### YOUR OBJECTIVE
Leave out the pictures, and write out exactly the lines from the beginning of the material to the line holding "(0,0) rectangle (3101,1301);", that line included, and nothing else.

### SUPPLIED MATERIAL
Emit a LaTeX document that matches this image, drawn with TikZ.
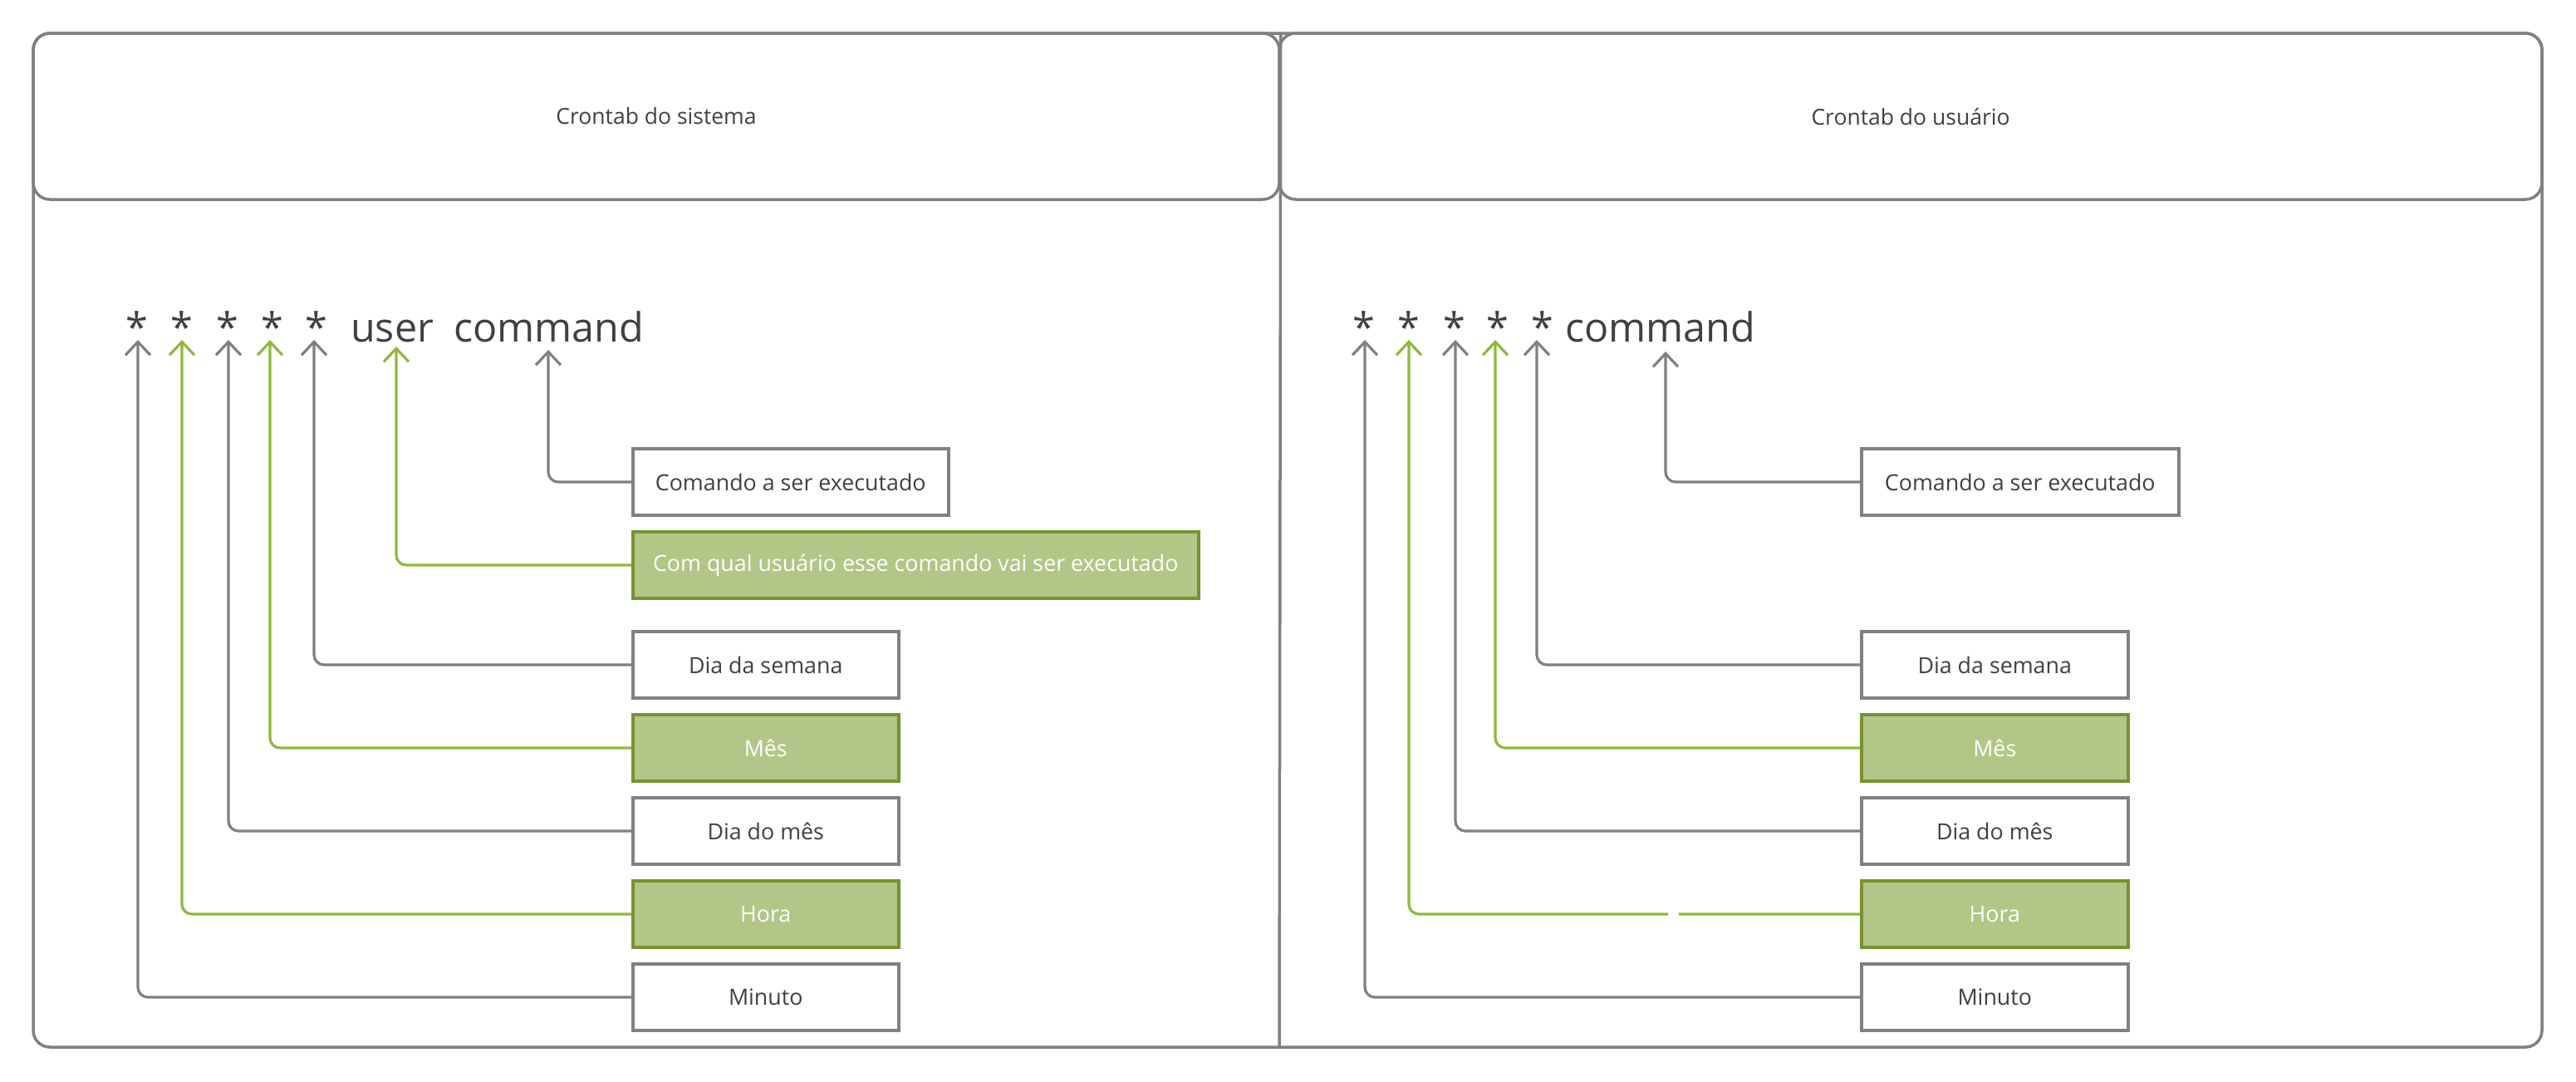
\documentclass[tikz,border=0pt]{standalone}
\usepackage{fontspec}
\setmainfont{Open Sans}
\usetikzlibrary{arrows.meta}
\definecolor{lgray}{HTML}{808080}
\definecolor{dtext}{HTML}{404040}
\definecolor{gline}{HTML}{8DB93C}
\definecolor{gfill}{HTML}{B2C688}
\definecolor{gborder}{HTML}{779230}
\begin{document}
\begin{tikzpicture}[x=1pt,y=-1pt,
  lane/.style={draw=lgray, line width=3.5pt},
  hdr/.style={lane, rounded corners=20pt, minimum height=200pt, inner sep=0pt, font=\fontsize{26.5}{30}\selectfont, text=dtext},
  box/.style={draw=lgray, line width=3.5pt, fill=white, minimum height=80pt, inner sep=0pt, anchor=west, font=\fontsize{26.8}{30}\selectfont, text=dtext},
  gbox/.style={box, draw=gborder, fill=gfill, text=white},
  big/.style={font=\fontsize{48.5}{56}\selectfont, text=dtext, inner sep=0pt, anchor=base},
  conn/.style={draw=lgray, line width=3.2pt, rounded corners=12pt, -{Straight Barb[length=16pt,width=30pt]}},
  gconn/.style={conn, draw=gline}
]
\useasboundingbox (0,0) rectangle (3101,1301);

% pool
\draw[lane, rounded corners=20pt] (40,40) rectangle (3060,1260);
\node[hdr, minimum width=1500pt] (hL) at (790,140) {Crontab do sistema};
\node[hdr, minimum width=1520pt] (hR) at (2300,140) {Crontab do usuário};
\draw[lane] (hL.north east) -- (1540,1260);

% left cron line
\node[big] (l1) at (165,411) {*};
\node[big] (l2) at (219,411) {*};
\node[big] (l3) at (274,411) {*};
\node[big] (l4) at (328,411) {*};
\node[big] (l5) at (381,411) {*};
\node[big, anchor=base west] (luser) at (422,411) {user};
\node[big, anchor=base west] (lcmd) at (546,411) {command};

\coordinate (a1) at (166,409);
\coordinate (a2) at (219,409);
\coordinate (a3) at (275,409);
\coordinate (a4) at (325,409);
\coordinate (a5) at (378,409);
\coordinate (au) at (477,417);
\coordinate (ac) at (660,421);

\node[box, minimum width=380pt] (cmdL) at (760,580) {Comando a ser executado};
\node[gbox, minimum width=681pt] (usrL) at (760,680) {Com qual usuário esse comando vai ser executado};
\node[box, minimum width=320pt] (semL) at (760,800) {Dia da semana};
\node[gbox, minimum width=320pt] (mesL) at (760,900) {Mês};
\node[box, minimum width=320pt] (diaL) at (760,1000) {Dia do mês};
\node[gbox, minimum width=320pt] (horL) at (760,1100) {Hora};
\node[box, minimum width=320pt] (minL) at (760,1200) {Minuto};

\draw[conn] (cmdL.west) -| (ac);
\draw[gconn] (usrL.west) -| (au);
\draw[conn] (semL.west) -| (a5);
\draw[gconn] (mesL.west) -| (a4);
\draw[conn] (diaL.west) -| (a3);
\draw[gconn] (horL.west) -| (a2);
\draw[conn] (minL.west) -| (a1);

% right cron line
\node[big] (r1) at (1642,411) {*};
\node[big] (r2) at (1696,411) {*};
\node[big] (r3) at (1751,411) {*};
\node[big] (r4) at (1803,411) {*};
\node[big] (r5) at (1857,411) {*};
\node[big, anchor=base west] (rcmd) at (1884,411) {command};

\coordinate (b1) at (1643,409);
\coordinate (b2) at (1696,409);
\coordinate (b3) at (1752,409);
\coordinate (b4) at (1800,409);
\coordinate (b5) at (1850,409);
\coordinate (bc) at (2005,423);

\node[box, minimum width=382pt] (cmdR) at (2239,580) {Comando a ser executado};
\node[box, minimum width=321pt] (semR) at (2239,800) {Dia da semana};
\node[gbox, minimum width=321pt] (mesR) at (2239,900) {Mês};
\node[box, minimum width=321pt] (diaR) at (2239,1000) {Dia do mês};
\node[gbox, minimum width=321pt] (horR) at (2239,1100) {Hora};
\node[box, minimum width=321pt] (minR) at (2239,1200) {Minuto};

\draw[conn] (cmdR.west) -| (bc);
\draw[conn] (semR.west) -| (b5);
\draw[gconn] (mesR.west) -| (b4);
\draw[conn] (diaR.west) -| (b3);
\draw[gconn, dash pattern=on 218pt off 13pt on 2000pt off 1pt] (horR.west) -| (b2);
\draw[conn] (minR.west) -| (b1);
\end{tikzpicture}
\end{document}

### PROBLEM SOLUTION
Emit a LaTeX document that matches this image, drawn with TikZ.
\documentclass[tikz,border=0pt]{standalone}
\usepackage{fontspec}
\setmainfont{Open Sans}
\usetikzlibrary{arrows.meta}
\definecolor{lgray}{HTML}{808080}
\definecolor{dtext}{HTML}{404040}
\definecolor{gline}{HTML}{8DB93C}
\definecolor{gfill}{HTML}{B2C688}
\definecolor{gborder}{HTML}{779230}
\begin{document}
\begin{tikzpicture}[x=1pt,y=-1pt,
  lane/.style={draw=lgray, line width=3.5pt},
  hdr/.style={lane, rounded corners=20pt, minimum height=200pt, inner sep=0pt, font=\fontsize{26.5}{30}\selectfont, text=dtext},
  box/.style={draw=lgray, line width=3.5pt, fill=white, minimum height=80pt, inner sep=0pt, anchor=west, font=\fontsize{26.8}{30}\selectfont, text=dtext},
  gbox/.style={box, draw=gborder, fill=gfill, text=white},
  big/.style={font=\fontsize{48.5}{56}\selectfont, text=dtext, inner sep=0pt, anchor=base},
  conn/.style={draw=lgray, line width=3.2pt, rounded corners=12pt, -{Straight Barb[length=16pt,width=30pt]}},
  gconn/.style={conn, draw=gline}
]
\useasboundingbox (0,0) rectangle (3101,1301);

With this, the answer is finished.